Sunday, 19 October 2008

This is... my current reading material

I'm back on the Mainland and slowly catching up with all of my blog reading. I'm still in anti-climax mode after arriving in late last night and don't know what to do with myself, so catching up on the "This is" posts seems like a good start (rather than, say, unpacking/washing/tidying).

My current reading material, which I arrive at work to every day, looks very much like this:

Courtesy of jepoirrier

... except multiplied across my entire desk and with extra coffee and tea stains on top. I recently went through and organised it alphabetically and arranged them into folders, however my unsorted pile of "interesting new articles" is growing rapidly and I am not sure if I will ever get to the bottom. But surprisingly, I have actually been looking forward to reading my humongous pile of papers. I like to think this is a good thing.

In my spare time I have been plugging away through the Chronicles of Narnia which I am thoroughly enjoying. It is something easy to read that doesn't constantly have funny phrases like basal ganglia (the word "ganglia" always sounds silly to me), gamma-aminobutyric acid or rostroventral lateral medulla, but at the same time has great depth. I have just started reading The Silver Chair. I am quite a hopeless reader when it comes to fiction novels and I have started many books and never finished them. I usually only have time to read when I go to bed, and I only ever read 2 or 3 pages before I fall asleep. So a book has to either be really exciting or really easy for me to ever get through it.

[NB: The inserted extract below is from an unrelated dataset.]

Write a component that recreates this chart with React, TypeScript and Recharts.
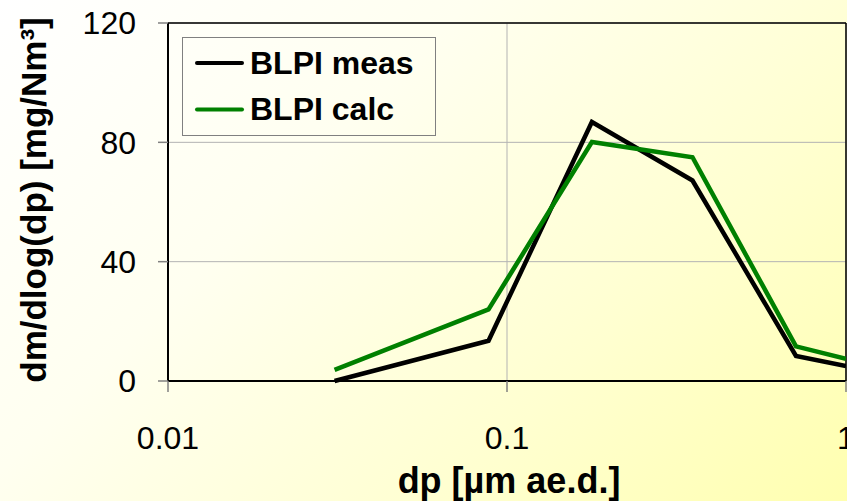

Thank you Champagne Dreams for the theme and to Three Buttons for hosting This is!

3 comments:

straykat said...

amygdala will always make me laugh internally.

It's funny how alphabetical system just doesn't work when trying to organise one's research.

The alternative thematic order might be a reflection of the brain's thinking and ordering process.

Why can't you you a PhD on this??? Paperchase: the science of research and it cognitive underpinnings????

JuliaB said...

Hello .. do you work for Elsevier? I used to (in Oxford)! x

Hoppo Bumpo said...

That's a very impressive pile of reading material. Clearly its not the sort I would have any luck with .... I had to go and look up basal ganglia on Wikipedia!